Disappointed with Squid, but at least with a working solution in hand, I tried "varnish" 2.0beta1. Written from scratch to be a Reverse Proxy, rather than Squid's evolving to be every proxy you ever wanted. Since this was some old version of Centos I had to build from source, which felt like a return to the early 1990's.

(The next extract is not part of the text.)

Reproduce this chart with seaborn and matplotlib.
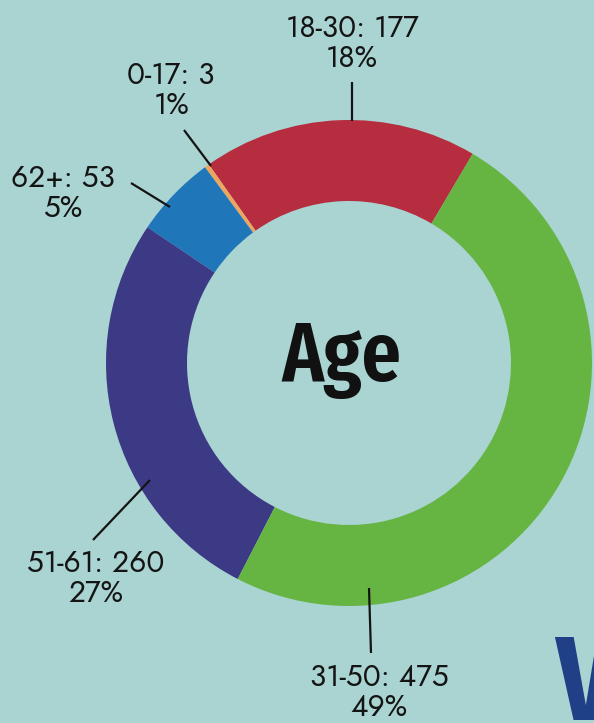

The architecture of varnish is interesting, it creates one huge memory mapped file, and sticks the whole content of the cache in that memory mapped file (in various careful ways), and lets the kernel do the memory management. Even in the limited testing I did, varnish was noticably faster at serving large files, since it would cache them in RAM, where as Squid deliberately tries not to cache large files in RAM (it has a parameter to try and avoid it, which I'd tuned upwards!). Obviously one can tune Squid to cache larger files in memory but that just adds to the administrators work, and would seem just the kind of a decision that is best left to a computer rather than a system administrator! Varnish Architect Notes

Basically varnish "just worked" (initially).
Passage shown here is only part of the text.